*Exercise task:* From the records below, please print only the lines from the one containing "Clone this diagram in TikZ." through the one containing "(0,0) rectangle (1190,547);", both included. Skip the pictures.

*Supplied material:*
◆ ◆ ◆

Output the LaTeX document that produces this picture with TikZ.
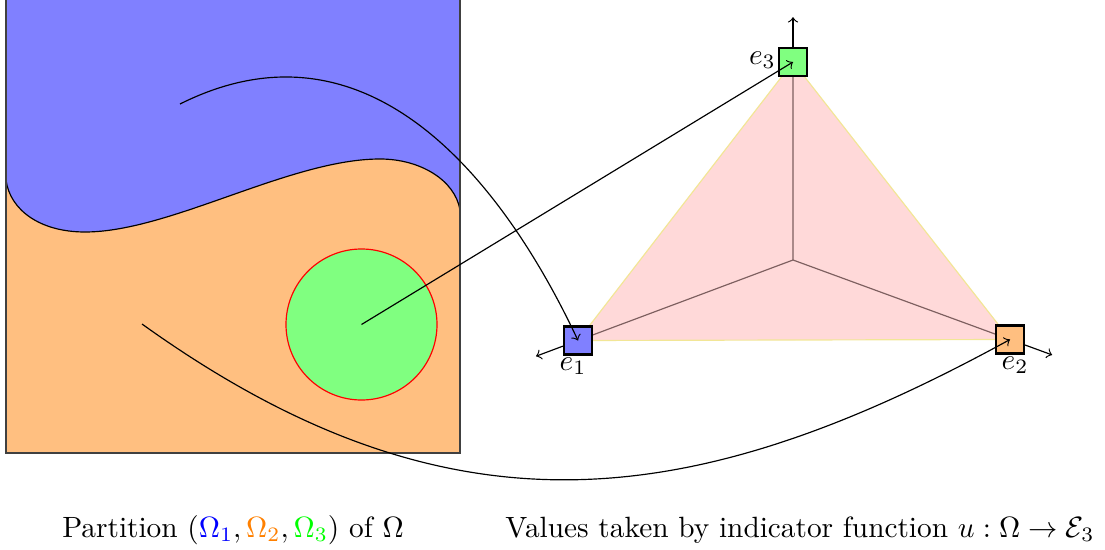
\documentclass[tikz,border=0pt]{standalone}
\usetikzlibrary{calc}
\definecolor{tribord}{RGB}{242,230,150}
\definecolor{spoke}{RGB}{125,95,95}
\definecolor{pureorange}{RGB}{255,128,0}
\definecolor{puregreen}{RGB}{0,255,0}
\definecolor{pureblue}{RGB}{0,0,255}
\begin{document}
\begin{tikzpicture}[x=0.341pt,y=-0.341pt,
  vbox/.style={draw=black, line width=0.8pt, minimum size=9.5pt, inner sep=0pt},
  lbl/.style={inner sep=0.5pt},
  outarrow/.style={->},
  conn/.style={->}]
\useasboundingbox (0,0) rectangle (1105,550);
% --- partition of Omega ---
\fill[blue!50] (6,-3) rectangle (460,453);
\fill[orange!50] (6,180) .. controls (10,210) and (40,232) .. (85,232)
  .. controls (170,232) and (290,159) .. (380,159)
  .. controls (420,159) and (455,180) .. (460,210)
  -- (460,453) -- (6,453) -- cycle;
\draw (6,180) .. controls (10,210) and (40,232) .. (85,232)
  .. controls (170,232) and (290,159) .. (380,159)
  .. controls (420,159) and (455,180) .. (460,210);
\draw[black!75] (6,-3) rectangle (460,453);
\filldraw[fill=green!50, draw=red] (361.5,324.5) circle[radius=75.5];
\coordinate (p1) at (180,104);
\coordinate (p2) at (142,324);
\coordinate (p3) at (361.5,324.5);
% --- simplex ---
\coordinate (v1) at (578,340.5);
\coordinate (v2) at (1010,339.5);
\coordinate (v3) at (793,62);
\coordinate (c) at (793,260);
\filldraw[fill=red!15, draw=tribord] (v1) -- (v2) -- (v3) -- cycle;
\draw[spoke] (c) -- (v1) (c) -- (v2) (c) -- (v3);
\node[vbox, fill=blue!50, label={[lbl, xshift=-1.7pt]below:$e_1$}] (e1) at (v1) {};
\node[vbox, fill=orange!50, label={[lbl, xshift=1.7pt]below:$e_2$}] (e2) at (v2) {};
\node[vbox, fill=green!50, label={[lbl, yshift=0.6pt]left:$e_3$}] (e3) at (v3) {};
\coordinate (t1) at ($(v1)!-15.3pt!(c)$);
\coordinate (t2) at ($(v2)!-15.3pt!(c)$);
\coordinate (t3) at ($(v3)!-15.3pt!(c)$);
\draw[outarrow] (e1) -- (t1);
\draw[outarrow] (e2) -- (t2);
\draw[outarrow] (e3) -- (t3);
% --- connectors ---
\draw[conn] (p1) .. controls (380,4) and (514,204) .. (e1.center);
\draw[conn] (p2) .. controls (450,545) and (693,513) .. (e2.center);
\draw[conn] (p3) -- (e3.center);
% --- captions ---
\node[anchor=base] (cap1) at (233,537) {Partition $(\textcolor{pureblue}{\Omega_1},\textcolor{pureorange}{\Omega_2},\textcolor{puregreen}{\Omega_3})$ of $\Omega$};
\node[anchor=base] (cap2) at (800,537) {Values taken by indicator function $u:\Omega\to\mathcal{E}_3$};
\end{tikzpicture}
\end{document}
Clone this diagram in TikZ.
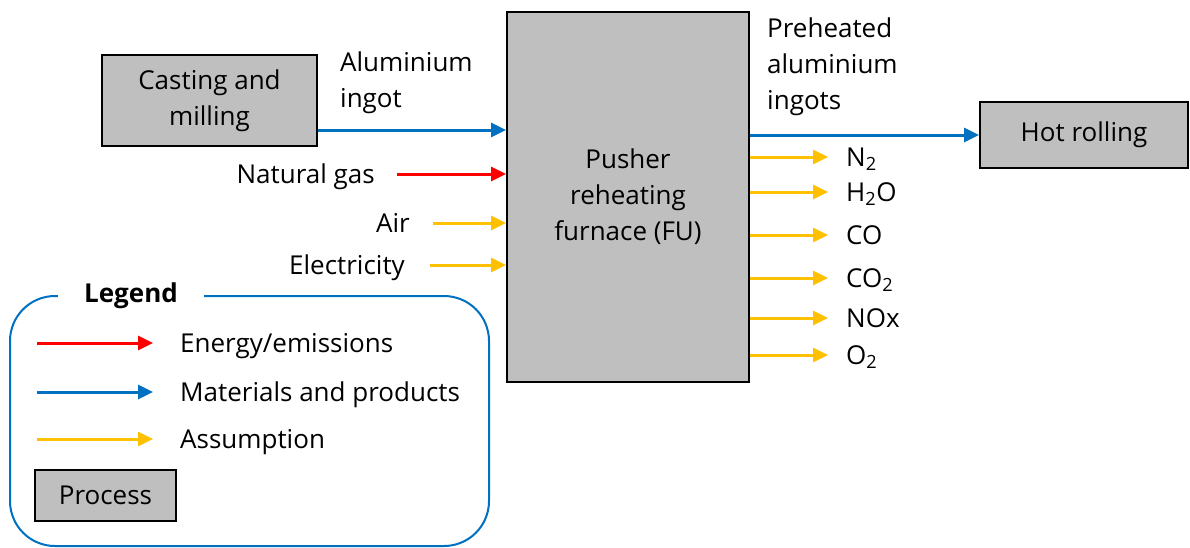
\documentclass[tikz,border=0pt]{standalone}
\usepackage{fontspec}
\setmainfont{Open Sans}
\usetikzlibrary{positioning,arrows.meta}
\definecolor{flowred}{HTML}{FF0000}
\definecolor{flowblue}{HTML}{0070C0}
\definecolor{flowyellow}{HTML}{FFC000}
\definecolor{procgray}{HTML}{BFBFBF}

\begin{document}
\begin{tikzpicture}[x=1pt,y=-1pt,font=\fontsize{26}{36}\selectfont,
  proc/.style={draw=black,line width=2pt,fill=procgray,align=center,inner sep=0pt},
  lbl/.style={inner sep=0pt,text height=18.5pt,text depth=0pt},
  flow/.style={line width=3pt,-{Triangle[length=15pt,width=14pt]}},
  redflow/.style={flow,flowred},
  blueflow/.style={flow,flowblue},
  yelflow/.style={flow,flowyellow}]
\useasboundingbox (0,0) rectangle (1190,547);

% process boxes
\node[proc,minimum width=215pt,minimum height=91pt] (cast) at (209.5,100.5) {Casting and\\milling};
\node[proc,minimum width=242pt,minimum height=370pt] (furnace) at (628,197) {Pusher\\reheating\\furnace (FU)};
\node[proc,minimum width=208pt,minimum height=66pt] (hot) at (1084,135) {Hot rolling};

% inputs
\node[anchor=north west,align=left,inner sep=0pt] (ingotlbl) at (340,52) {Aluminium\\ingot};
\draw[blueflow] ([yshift=-29.5pt]cast.east) coordinate (ingot) -- (ingot -| furnace.west);
\node[lbl,anchor=east] (natgas) at (375,174) {Natural gas};
\draw[redflow] ([xshift=22pt]natgas.east) -- (natgas.east -| furnace.west);
\node[lbl,anchor=east] (air) at (410,223) {Air};
\draw[yelflow] ([xshift=23pt]air.east) -- (air.east -| furnace.west);
\node[lbl,anchor=east] (elec) at (405,265) {Electricity};
\draw[yelflow] ([xshift=25pt]elec.east) -- (elec.east -| furnace.west);

% outputs
\node[anchor=north west,align=left,inner sep=0pt] (prelbl) at (767,18) {Preheated\\aluminium\\ingots};
\draw[blueflow] (hot.west -| furnace.east) -- (hot.west);
\foreach \y/\gas [count=\i] in {157/N\textsubscript{2},192/H\textsubscript{2}O,235/CO,278/CO\textsubscript{2},318/NOx,355/O\textsubscript{2}}{
  \node[lbl,anchor=west] (gas\i) at (846,\y) {\gas};
  \draw[yelflow] (gas\i.west -| furnace.east) -- ([xshift=-18pt]gas\i.west);
}

% legend
\draw[flowblue,line width=2pt,rounded corners=45pt] (10,296) rectangle (489,546);
\node[fill=white,inner xsep=26pt,inner ysep=2pt] (legtitle) at (131,296) {\textbf{Legend}};
\node[lbl,anchor=west] (legE) at (180,343) {Energy/emissions};
\draw[redflow] ([xshift=-143pt]legE.west) -- ([xshift=-27pt]legE.west);
\node[lbl,anchor=west] (legM) at (180,392) {Materials and products};
\draw[blueflow] ([xshift=-143pt]legM.west) -- ([xshift=-27pt]legM.west);
\node[lbl,anchor=west] (legA) at (180,439) {Assumption};
\draw[yelflow] ([xshift=-143pt]legA.west) -- ([xshift=-27pt]legA.west);
\node[proc,minimum width=141pt,minimum height=51pt] (legP) at (105.5,495.5) {Process};
\end{tikzpicture}
\end{document}
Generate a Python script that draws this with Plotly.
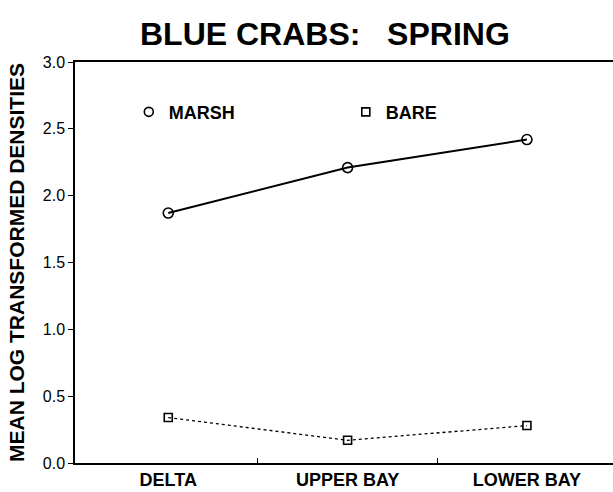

◆ ◆ ◆

*Response:*
Clone this diagram in TikZ.
\documentclass[tikz,border=0pt]{standalone}
\usepackage{fontspec}
\setmainfont{Open Sans}
\usetikzlibrary{positioning,arrows.meta}
\definecolor{flowred}{HTML}{FF0000}
\definecolor{flowblue}{HTML}{0070C0}
\definecolor{flowyellow}{HTML}{FFC000}
\definecolor{procgray}{HTML}{BFBFBF}

\begin{document}
\begin{tikzpicture}[x=1pt,y=-1pt,font=\fontsize{26}{36}\selectfont,
  proc/.style={draw=black,line width=2pt,fill=procgray,align=center,inner sep=0pt},
  lbl/.style={inner sep=0pt,text height=18.5pt,text depth=0pt},
  flow/.style={line width=3pt,-{Triangle[length=15pt,width=14pt]}},
  redflow/.style={flow,flowred},
  blueflow/.style={flow,flowblue},
  yelflow/.style={flow,flowyellow}]
\useasboundingbox (0,0) rectangle (1190,547);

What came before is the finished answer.